(Data items)
►

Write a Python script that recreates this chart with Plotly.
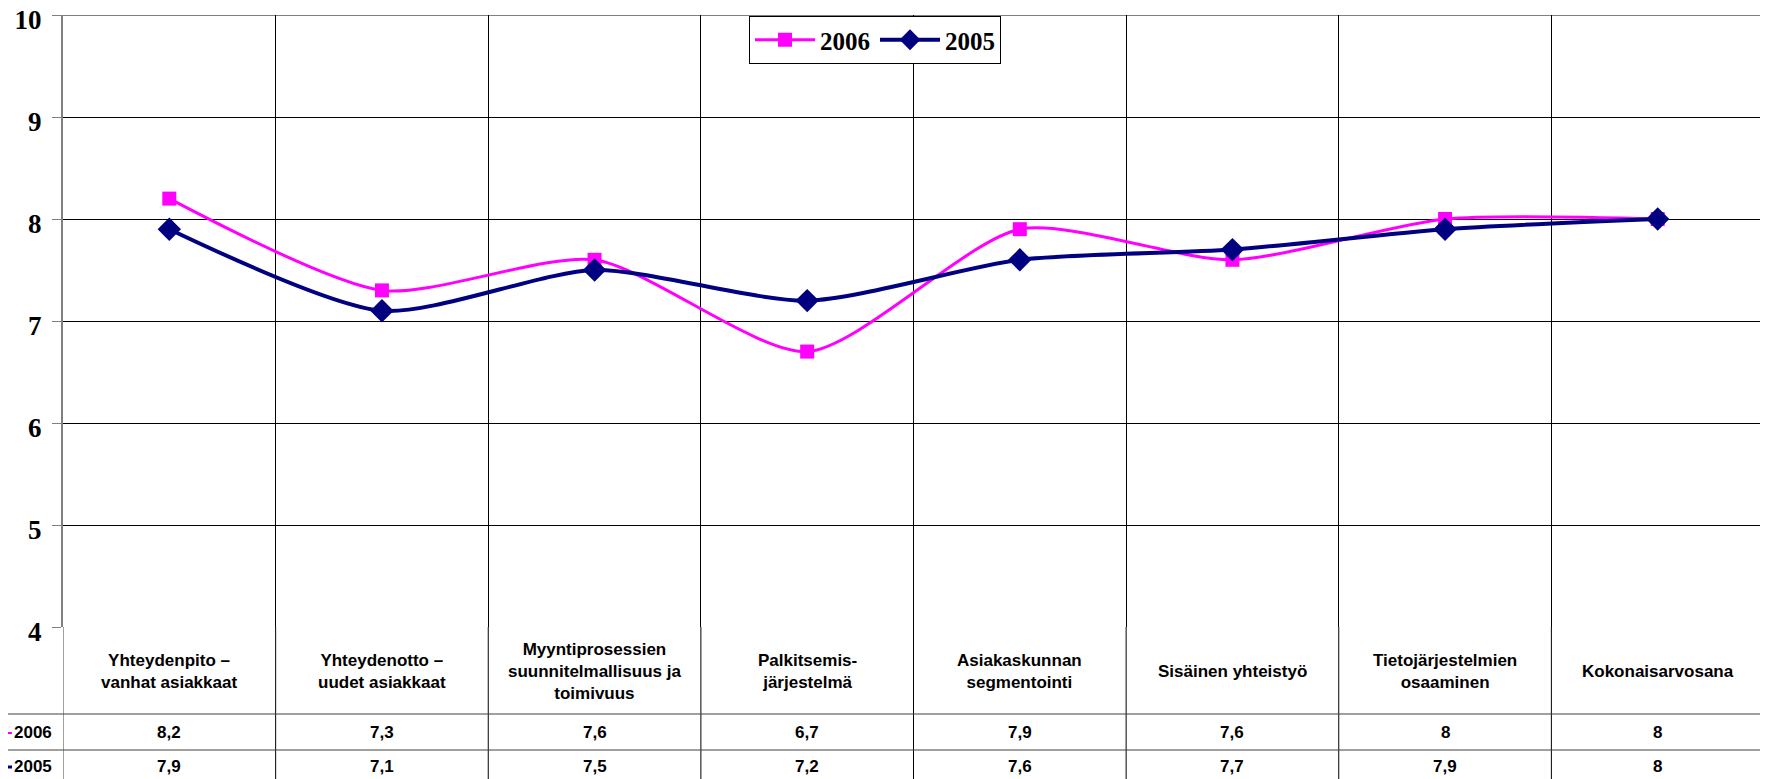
import plotly.graph_objects as go

categories = [
    "Yhteydenpito –<br>vanhat asiakkaat",
    "Yhteydenotto –<br>uudet asiakkaat",
    "Myyntiprosessien<br>suunnitelmallisuus ja<br>toimivuus",
    "Palkitsemis-<br>järjestelmä",
    "Asiakaskunnan<br>segmentointi",
    "Sisäinen yhteistyö",
    "Tietojärjestelmien<br>osaaminen",
    "Kokonaisarvosana",
]
series_names = ["2006", "2005"]
values_2006 = [8.2, 7.3, 7.6, 6.7, 7.9, 7.6, 8, 8]
values_2005 = [7.9, 7.1, 7.5, 7.2, 7.6, 7.7, 7.9, 8]
y_ticks = [4, 5, 6, 7, 8, 9, 10]

OFF = 8  # default body margin of the page
W, H = 1768 - OFF, 779 - OFF
# screen-pixel layout of plot area: x 63..1764, y 15..627
L, R, T, B = 63 - OFF, 4, 15 - OFF, 779 - 627
plot_h = H - T - B
plot_w = W - L - R

def py(pix):
    # screen pixel y -> paper y
    return (627 - pix) / plot_h

def px(pix):
    return (pix - 63) / plot_w

xpos = [i + 0.5 for i in range(len(categories))]

fig = go.Figure()
fig.add_trace(go.Scatter(
    x=xpos, y=values_2006, name=series_names[0], mode="lines+markers",
    line=dict(color="#FF00FF", width=3, shape="spline", smoothing=0.7),
    marker=dict(symbol="square", size=14, color="#FF00FF"),
))
fig.add_trace(go.Scatter(
    x=xpos, y=values_2005, name=series_names[1], mode="lines+markers",
    line=dict(color="#000080", width=4, shape="spline", smoothing=0.7),
    marker=dict(symbol="diamond", size=18, color="#000080"),
))

shapes = []
# top border line (value 10)
shapes.append(dict(type="line", xref="x", yref="y", x0=0, x1=8, y0=10, y1=10,
                   line=dict(color="#000000", width=1)))
# vertical lines through the table
for k in range(len(categories) + 1):
    shapes.append(dict(type="line", xref="x", yref="paper", x0=k, x1=k,
                       y0=0, y1=py(790),
                       line=dict(color="#808080" if k == 0 else "#000000", width=1.5 if k == 0 else 1)))
# horizontal table lines
for yy in [714, 750]:
    shapes.append(dict(type="line", xref="paper", yref="paper", x0=px(OFF), x1=1,
                       y0=py(yy), y1=py(yy), line=dict(color="#404040", width=1)))
# row label keys
shapes.append(dict(type="line", xref="paper", yref="paper", x0=px(OFF), x1=px(OFF + 4),
                   y0=py(733), y1=py(733), line=dict(color="#FF00FF", width=2)))
shapes.append(dict(type="line", xref="paper", yref="paper", x0=px(OFF), x1=px(OFF + 4),
                   y0=py(767), y1=py(767), line=dict(color="#000080", width=3)))

tfont = dict(family="Liberation Sans, Arial, sans-serif", size=17, color="#000000", weight="bold")

def fmt(v):
    s = ("%g" % v)
    return s.replace(".", ",")

annotations = []
for i, c in enumerate(categories):
    annotations.append(dict(x=xpos[i], xref="x", y=py(671), yref="paper", text=c,
                            showarrow=False, font=tfont, align="center",
                            xanchor="center", yanchor="middle"))
    annotations.append(dict(x=xpos[i], xref="x", y=py(732), yref="paper", text=fmt(values_2006[i]),
                            showarrow=False, font=tfont, xanchor="center", yanchor="middle"))
    annotations.append(dict(x=xpos[i], xref="x", y=py(766), yref="paper", text=fmt(values_2005[i]),
                            showarrow=False, font=tfont, xanchor="center", yanchor="middle"))
for name, yy in zip(series_names, [732, 766]):
    annotations.append(dict(x=px(OFF + 4), xref="paper", y=py(yy), yref="paper", text=name,
                            showarrow=False, font=tfont, xanchor="left", yanchor="middle"))

fig.update_layout(
    width=W, height=H,
    margin=dict(l=L, r=R, t=T, b=B, autoexpand=False),
    paper_bgcolor="white", plot_bgcolor="white",
    showlegend=True,
    legend=dict(orientation="h", x=px(749), y=py(16), xanchor="left", yanchor="top",
                bordercolor="#000000", borderwidth=1, bgcolor="white",
                font=dict(family="Liberation Serif, Times New Roman, serif", size=25,
                          color="#000000", weight="bold"),
                itemwidth=60, tracegroupgap=0),
    xaxis=dict(range=[0, 8], tickvals=list(range(9)), showticklabels=False,
               showgrid=True, gridcolor="#000000", gridwidth=1, ticks="",
               zeroline=False, showline=False, fixedrange=True, automargin=False),
    yaxis=dict(range=[4, 10], tickvals=y_ticks, showgrid=True, gridcolor="#000000", gridwidth=1,
               ticks="outside", ticklen=9, tickcolor="#808080", tickwidth=1,
               showline=True, linecolor="#808080", linewidth=2,
               ticklabelstandoff=5, ticklabeloverflow="allow", ticklabelshift=5,
               tickfont=dict(family="Liberation Serif, Times New Roman, serif", size=27,
                             color="#000000", weight="bold"),
               zeroline=False, fixedrange=True, automargin=False),
    shapes=shapes, annotations=annotations,
)

fig.write_html("out.html")
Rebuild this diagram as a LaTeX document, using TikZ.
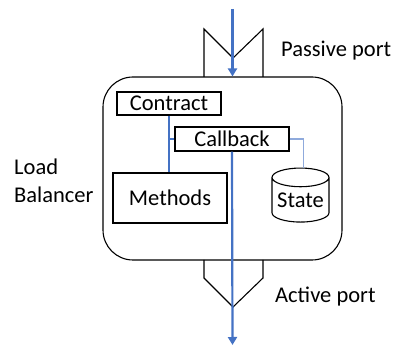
\documentclass[tikz,border=0pt]{standalone}
\usepackage{fontspec}
\setmainfont{Carlito}
\usetikzlibrary{shapes.geometric, arrows.meta}
\definecolor{flowblue}{HTML}{4472C4}
\definecolor{linkblue}{HTML}{8FAADC}

\begin{document}
\begin{tikzpicture}[x=1pt, y=-1pt, every node/.style={font=\fontsize{22.5}{28}\selectfont},
  box/.style={draw, line width=1.1pt, inner sep=0pt},
  flow/.style={flowblue, line width=2.2pt, -{Triangle[width=9pt, length=8pt]}},
  link/.style={line width=1.1pt},
  note/.style={inner sep=0pt, anchor=base west}]

  \useasboundingbox (0,0) rectangle (394,347);

  % Load balancer
  \node[box, rounded corners=30pt, minimum width=239pt, minimum height=183pt] (lb) at (222.5,168.5) {};
  \node[box, minimum width=104pt, minimum height=23pt] (contract) at (169,103.5) {Contract};
  \node[box, minimum width=114pt, minimum height=24pt] (callback) at (232,139) {Callback};
  \node[box, minimum width=114pt, minimum height=50pt] (methods) at (170,198) {Methods};
  \node[box, cylinder, shape border rotate=90, aspect=0.4, minimum width=57pt, minimum height=54pt] (state) at (300.5,200) {State};

  % Ports
  \coordinate (in) at (232.5,9);
  \coordinate (out) at (232.5,345);
  \draw[line width=1.1pt] (204,77) -- (204,29) -- (233,58) -- (263,29) -- (263,77);
  \draw[line width=1.1pt] (204,260) -- (204,278) -- (233,307) -- (263,278) -- (263,260);

  % Links
  \draw[link, draw=flowblue] (contract.south) -- (contract.south |- methods.north);
  \draw[link, draw=flowblue] (callback.west) -- (callback.west -| contract.south);
  \draw[link, draw=linkblue] (callback.east) -| ([xshift=3pt]state.north);
  \draw[flow] (in) -- (in |- lb.north);
  \draw[flow] (callback.south) -- (out);

  \node[note] (passive) at (281,57) {Passive port};
  \node[note] (active) at (275,303) {Active port};
  \node[note, align=left] (balancer) at (14,203) {Load\\Balancer};

\end{tikzpicture}
\end{document}
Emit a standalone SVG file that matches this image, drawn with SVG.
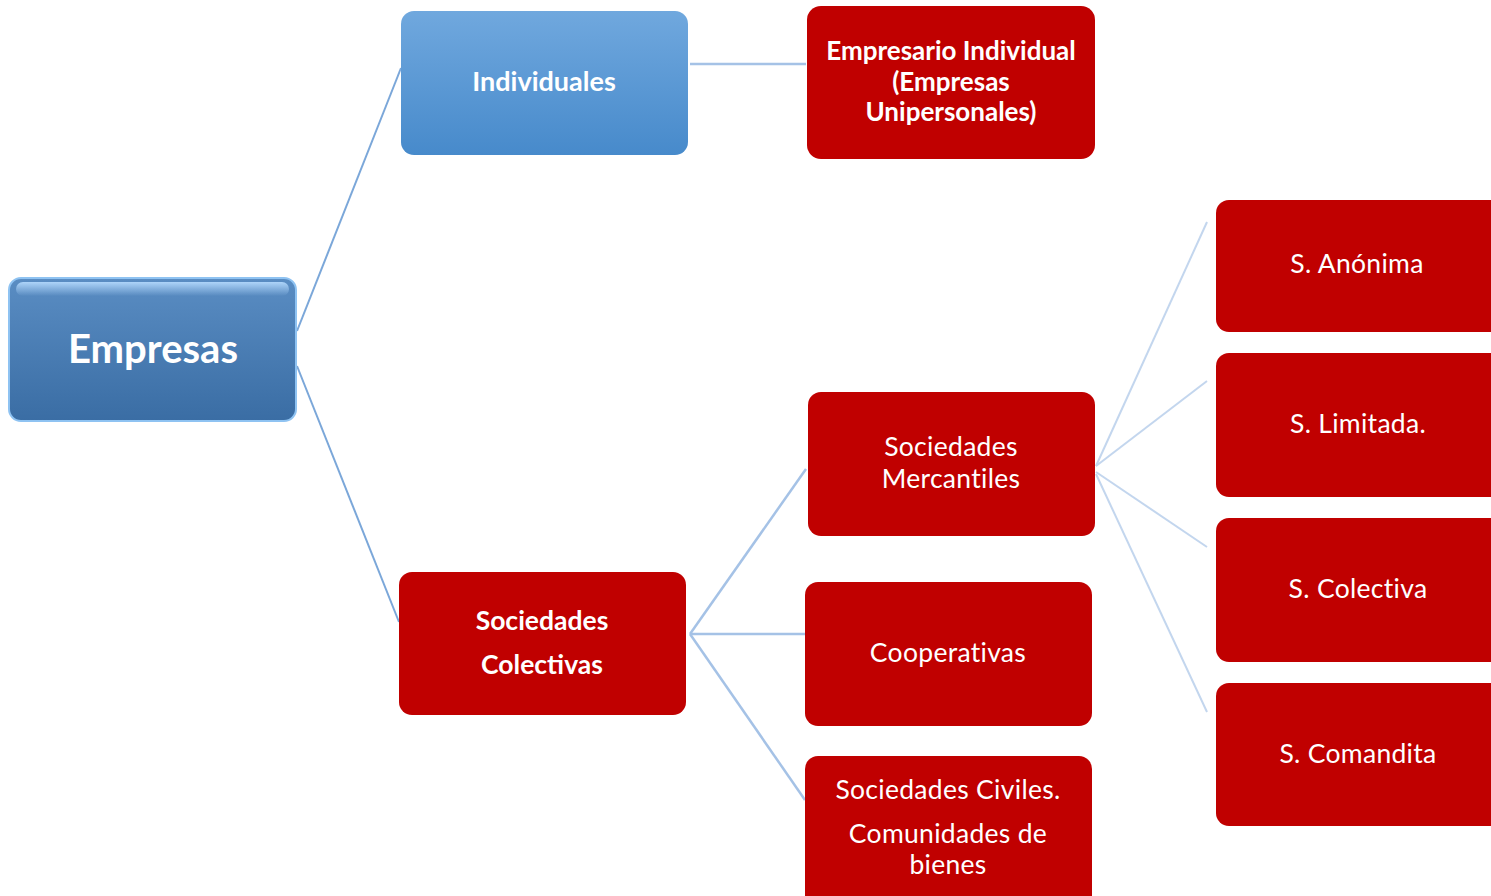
<svg xmlns="http://www.w3.org/2000/svg" width="1491" height="896" viewBox="0 0 1491 896">
<defs>
<linearGradient id="gEmp" x1="0" y1="0" x2="0" y2="1">
<stop offset="0" stop-color="#5a8dc3"/>
<stop offset="1" stop-color="#3a6da4"/>
</linearGradient>
<linearGradient id="gInd" x1="0" y1="0" x2="0" y2="1">
<stop offset="0" stop-color="#70a8de"/>
<stop offset="1" stop-color="#478acb"/>
</linearGradient>
<linearGradient id="gHi" x1="0" y1="0" x2="0" y2="1">
<stop offset="0" stop-color="#b7dcff" stop-opacity="0.9"/>
<stop offset="1" stop-color="#b7dcff" stop-opacity="0"/>
</linearGradient>
</defs>
<style>
.red{fill:#c00000}
.t{font-family:Lato,"Open Sans","Liberation Sans",sans-serif;fill:#ffffff;text-anchor:middle}
.b{font-weight:bold}
.r{font-size:26.5px;letter-spacing:0.3px}
.c1{stroke:#7ba7d9;stroke-width:2;fill:none}
.c2{stroke:#a5c2e6;stroke-width:2.5;fill:none}
.c3{stroke:#c3d6ee;stroke-width:2;fill:none}
</style>
<rect width="1491" height="896" fill="#ffffff"/>
<g id="connectors">
<line class="c1" x1="297" y1="331" x2="401" y2="68"/>
<line class="c1" x1="297" y1="366" x2="399" y2="622"/>
<line class="c2" x1="690" y1="64" x2="806" y2="64" stroke-width="3"/>
<line class="c2" x1="690" y1="634" x2="806" y2="469"/>
<line class="c2" x1="690" y1="634" x2="805" y2="634" stroke-width="3"/>
<line class="c2" x1="690" y1="634" x2="805" y2="800"/>
<line class="c3" x1="1096" y1="466" x2="1207" y2="222"/>
<line class="c3" x1="1096" y1="466" x2="1207" y2="381"/>
<line class="c3" x1="1096" y1="472" x2="1207" y2="547"/>
<line class="c3" x1="1096" y1="474" x2="1207" y2="712"/>
</g>
<g id="empresas">
<rect x="9" y="278" width="287" height="143" rx="12" fill="url(#gEmp)" stroke="#8fc3f2" stroke-width="2"/>
<rect x="16" y="282" width="273" height="14" rx="7" fill="url(#gHi)"/>
<text class="t b" x="153" y="363" font-size="40">Empresas</text>
</g>
<g id="individuales">
<rect x="401" y="11" width="287" height="144" rx="13" fill="url(#gInd)"/>
<text class="t b" x="544" y="91" font-size="27">Individuales</text>
</g>
<g id="empresario">
<rect class="red" x="807" y="6" width="288" height="153" rx="14"/>
<text class="t b" x="951" y="60" font-size="26">Empresario Individual</text>
<text class="t b" x="951" y="91" font-size="26">(Empresas</text>
<text class="t b" x="951" y="121" font-size="26">Unipersonales)</text>
</g>
<g id="colectivas">
<rect class="red" x="399" y="572" width="287" height="143" rx="13"/>
<text class="t b" x="542" y="630" font-size="26.5">Sociedades</text>
<text class="t b" x="542" y="674" font-size="26.5">Colectivas</text>
</g>
<g id="mercantiles">
<rect class="red" x="808" y="392" width="287" height="144" rx="13"/>
<text class="t r" x="951" y="456">Sociedades</text>
<text class="t r" x="951" y="488">Mercantiles</text>
</g>
<g id="cooperativas">
<rect class="red" x="805" y="582" width="287" height="144" rx="13"/>
<text class="t r" x="948" y="662">Cooperativas</text>
</g>
<g id="civiles">
<rect class="red" x="805" y="756" width="287" height="160" rx="13"/>
<text class="t r" x="948" y="799">Sociedades Civiles.</text>
<text class="t r" x="948" y="843">Comunidades de</text>
<text class="t r" x="948" y="874">bienes</text>
</g>
<g id="anonima">
<rect class="red" x="1216" y="200" width="300" height="132" rx="13"/>
<text class="t r" x="1357" y="273">S. Anónima</text>
</g>
<g id="limitada">
<rect class="red" x="1216" y="353" width="300" height="144" rx="13"/>
<text class="t r" x="1358" y="433">S. Limitada.</text>
</g>
<g id="colectiva">
<rect class="red" x="1216" y="518" width="300" height="144" rx="13"/>
<text class="t r" x="1358" y="598">S. Colectiva</text>
</g>
<g id="comandita">
<rect class="red" x="1216" y="683" width="300" height="143" rx="13"/>
<text class="t r" x="1358" y="763">S. Comandita</text>
</g>
</svg>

◄

Work required: The required output is the exact run of lines from the start of the records through the line containing "xpos = [i +", both ends included, with no pictures.

Task solution:
Write a Python script that recreates this chart with Plotly.
import plotly.graph_objects as go

categories = [
    "Yhteydenpito –<br>vanhat asiakkaat",
    "Yhteydenotto –<br>uudet asiakkaat",
    "Myyntiprosessien<br>suunnitelmallisuus ja<br>toimivuus",
    "Palkitsemis-<br>järjestelmä",
    "Asiakaskunnan<br>segmentointi",
    "Sisäinen yhteistyö",
    "Tietojärjestelmien<br>osaaminen",
    "Kokonaisarvosana",
]
series_names = ["2006", "2005"]
values_2006 = [8.2, 7.3, 7.6, 6.7, 7.9, 7.6, 8, 8]
values_2005 = [7.9, 7.1, 7.5, 7.2, 7.6, 7.7, 7.9, 8]
y_ticks = [4, 5, 6, 7, 8, 9, 10]

OFF = 8  # default body margin of the page
W, H = 1768 - OFF, 779 - OFF
# screen-pixel layout of plot area: x 63..1764, y 15..627
L, R, T, B = 63 - OFF, 4, 15 - OFF, 779 - 627
plot_h = H - T - B
plot_w = W - L - R

def py(pix):
    # screen pixel y -> paper y
    return (627 - pix) / plot_h

def px(pix):
    return (pix - 63) / plot_w

xpos = [i + 0.5 for i in range(len(categories))]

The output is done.